Reality includes the good, the bad and the ugly (the ‘ugly’ refers to my cowlicky or flat hair days!). Yes, I need to advocate for myself to become better and more valuable to my employers. But I also need to appreciate who I am and how hard I work to overcome my obstacles. I need to look at my work ethic. I’m dependable—show up on time and work late if necessary. I’m cheerful and easygoing. I do fit into the workplace in my own way.

So, I don’t let the straggling, lagging left-behind items or the pop-ups who don’t follow my protocol get me down. I take the silent cash-givers in stride and remind myself again to ask, “Cash or card?”

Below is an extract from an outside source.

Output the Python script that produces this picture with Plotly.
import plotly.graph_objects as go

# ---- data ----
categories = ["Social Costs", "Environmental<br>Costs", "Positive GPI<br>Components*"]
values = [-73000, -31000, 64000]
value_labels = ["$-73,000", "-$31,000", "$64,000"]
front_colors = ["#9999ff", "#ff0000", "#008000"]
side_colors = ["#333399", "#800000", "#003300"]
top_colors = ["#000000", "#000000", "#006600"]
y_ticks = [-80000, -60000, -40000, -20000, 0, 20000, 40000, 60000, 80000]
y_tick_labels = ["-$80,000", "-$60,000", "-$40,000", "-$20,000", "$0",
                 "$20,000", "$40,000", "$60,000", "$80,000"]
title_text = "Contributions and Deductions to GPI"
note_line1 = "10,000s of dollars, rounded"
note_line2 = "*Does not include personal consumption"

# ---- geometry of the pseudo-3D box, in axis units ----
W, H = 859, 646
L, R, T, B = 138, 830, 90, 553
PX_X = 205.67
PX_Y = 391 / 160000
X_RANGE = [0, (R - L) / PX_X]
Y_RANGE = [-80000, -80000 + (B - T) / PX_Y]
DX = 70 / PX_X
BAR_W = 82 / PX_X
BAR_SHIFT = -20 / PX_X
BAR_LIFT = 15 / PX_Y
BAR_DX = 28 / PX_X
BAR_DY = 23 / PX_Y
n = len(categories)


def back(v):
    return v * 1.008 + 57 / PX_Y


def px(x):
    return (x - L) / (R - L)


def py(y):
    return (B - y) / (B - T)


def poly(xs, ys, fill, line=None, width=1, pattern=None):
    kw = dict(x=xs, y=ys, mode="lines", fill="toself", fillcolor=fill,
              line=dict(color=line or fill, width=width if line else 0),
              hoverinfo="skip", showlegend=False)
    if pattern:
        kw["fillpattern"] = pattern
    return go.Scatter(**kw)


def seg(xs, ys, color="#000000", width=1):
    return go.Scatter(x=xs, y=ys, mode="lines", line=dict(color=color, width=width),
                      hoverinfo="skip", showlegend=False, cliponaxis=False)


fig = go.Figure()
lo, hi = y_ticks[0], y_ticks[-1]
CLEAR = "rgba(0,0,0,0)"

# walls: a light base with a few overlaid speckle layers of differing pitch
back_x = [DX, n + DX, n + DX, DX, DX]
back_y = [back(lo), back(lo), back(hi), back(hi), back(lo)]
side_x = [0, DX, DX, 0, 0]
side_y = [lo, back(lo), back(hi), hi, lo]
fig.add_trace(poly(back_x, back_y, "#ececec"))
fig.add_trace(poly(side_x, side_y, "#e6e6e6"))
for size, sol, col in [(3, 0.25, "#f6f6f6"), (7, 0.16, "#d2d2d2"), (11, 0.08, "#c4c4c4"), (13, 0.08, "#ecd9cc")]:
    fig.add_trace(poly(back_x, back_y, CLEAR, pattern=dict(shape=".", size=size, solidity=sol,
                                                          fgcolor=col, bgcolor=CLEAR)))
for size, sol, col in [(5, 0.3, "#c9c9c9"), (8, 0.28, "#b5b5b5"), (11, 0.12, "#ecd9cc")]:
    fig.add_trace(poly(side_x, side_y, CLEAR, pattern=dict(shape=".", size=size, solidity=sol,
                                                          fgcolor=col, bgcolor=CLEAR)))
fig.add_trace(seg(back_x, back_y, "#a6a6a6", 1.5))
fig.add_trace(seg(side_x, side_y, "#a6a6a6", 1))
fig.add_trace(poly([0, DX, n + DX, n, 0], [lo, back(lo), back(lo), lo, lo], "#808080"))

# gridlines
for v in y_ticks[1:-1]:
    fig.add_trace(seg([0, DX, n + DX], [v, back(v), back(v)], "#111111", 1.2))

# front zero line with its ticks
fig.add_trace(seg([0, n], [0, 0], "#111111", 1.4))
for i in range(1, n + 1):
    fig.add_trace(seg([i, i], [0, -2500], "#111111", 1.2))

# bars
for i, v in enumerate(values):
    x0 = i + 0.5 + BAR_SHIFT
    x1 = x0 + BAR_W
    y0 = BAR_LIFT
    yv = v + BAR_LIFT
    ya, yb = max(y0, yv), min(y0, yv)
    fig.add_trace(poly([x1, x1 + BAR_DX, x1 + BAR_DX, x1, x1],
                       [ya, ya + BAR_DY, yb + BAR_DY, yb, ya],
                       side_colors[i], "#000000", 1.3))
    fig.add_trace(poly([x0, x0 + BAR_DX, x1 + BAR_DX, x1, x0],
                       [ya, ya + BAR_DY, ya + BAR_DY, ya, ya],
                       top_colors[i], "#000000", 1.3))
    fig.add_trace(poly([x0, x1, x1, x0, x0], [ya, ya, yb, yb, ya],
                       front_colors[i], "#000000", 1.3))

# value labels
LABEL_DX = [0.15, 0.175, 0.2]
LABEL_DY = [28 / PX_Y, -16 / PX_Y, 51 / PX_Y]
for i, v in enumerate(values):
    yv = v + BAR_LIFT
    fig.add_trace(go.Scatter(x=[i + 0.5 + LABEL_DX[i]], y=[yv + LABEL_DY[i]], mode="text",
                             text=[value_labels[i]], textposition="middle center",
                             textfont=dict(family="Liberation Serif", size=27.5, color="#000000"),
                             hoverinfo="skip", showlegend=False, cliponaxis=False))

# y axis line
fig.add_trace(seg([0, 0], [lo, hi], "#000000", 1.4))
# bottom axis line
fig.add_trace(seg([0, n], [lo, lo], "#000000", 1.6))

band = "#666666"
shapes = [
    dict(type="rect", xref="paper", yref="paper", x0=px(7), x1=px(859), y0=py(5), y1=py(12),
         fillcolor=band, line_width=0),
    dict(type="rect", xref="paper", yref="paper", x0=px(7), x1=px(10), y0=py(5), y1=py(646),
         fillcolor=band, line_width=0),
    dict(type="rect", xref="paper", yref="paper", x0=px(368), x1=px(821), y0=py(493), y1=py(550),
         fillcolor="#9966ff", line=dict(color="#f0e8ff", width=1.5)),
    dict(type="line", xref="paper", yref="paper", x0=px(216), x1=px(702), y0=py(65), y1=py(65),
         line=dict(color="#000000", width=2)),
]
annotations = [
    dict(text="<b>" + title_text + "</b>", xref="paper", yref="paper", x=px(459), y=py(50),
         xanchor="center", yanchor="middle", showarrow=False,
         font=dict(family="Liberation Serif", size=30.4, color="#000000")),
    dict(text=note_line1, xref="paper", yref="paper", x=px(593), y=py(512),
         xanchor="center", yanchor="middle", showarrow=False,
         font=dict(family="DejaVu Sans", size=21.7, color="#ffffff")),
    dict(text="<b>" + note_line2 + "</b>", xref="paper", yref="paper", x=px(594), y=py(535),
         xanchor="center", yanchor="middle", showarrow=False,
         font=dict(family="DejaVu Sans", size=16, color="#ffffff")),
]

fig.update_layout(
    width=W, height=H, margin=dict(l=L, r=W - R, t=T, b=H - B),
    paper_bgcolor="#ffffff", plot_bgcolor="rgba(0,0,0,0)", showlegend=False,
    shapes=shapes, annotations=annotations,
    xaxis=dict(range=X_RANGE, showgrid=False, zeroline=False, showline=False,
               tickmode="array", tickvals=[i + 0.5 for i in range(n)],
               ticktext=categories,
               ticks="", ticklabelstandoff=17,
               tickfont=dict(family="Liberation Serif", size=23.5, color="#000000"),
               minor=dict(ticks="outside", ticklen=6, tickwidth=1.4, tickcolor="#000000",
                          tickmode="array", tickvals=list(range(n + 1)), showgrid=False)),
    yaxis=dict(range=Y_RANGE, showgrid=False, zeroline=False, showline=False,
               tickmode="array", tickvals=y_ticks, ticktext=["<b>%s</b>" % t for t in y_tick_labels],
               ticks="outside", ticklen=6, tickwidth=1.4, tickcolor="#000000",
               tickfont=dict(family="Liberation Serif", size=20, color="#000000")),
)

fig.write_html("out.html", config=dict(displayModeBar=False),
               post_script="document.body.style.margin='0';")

Pulling the Mat from Under Me

Early on, the coordinators decided to remove my rubber mat out from under my feet. I kept tripping and catching my feet on it as I walked from the register to the cart to put the groceries in it. Although my feet hurt more without the mat, I realize it’s a stumbling block for me. If I look at the performance numbers in the same way, I’m better off ignoring them. They make me stumble and lose self-confidence. They affect my pride. But just as I work more smoothly without my mat, my day would go more smoothly if I didn’t see those performance numbers as part of my cushion. Like I pick up the mat and hand it to my coordinator, I’ll sign those weekly papers and hand them off to the supervisors, confident in my own abilities.

Where to Put my Focus

I’ll focus on those customers who appreciate me for my warmth, my smile and my excellent bagging abilities. Perhaps in the future, I will discuss ways to improve my speed and the other issues listed on those papers!

But my dad would say, “If it ain’t too broken, don’t fix it.”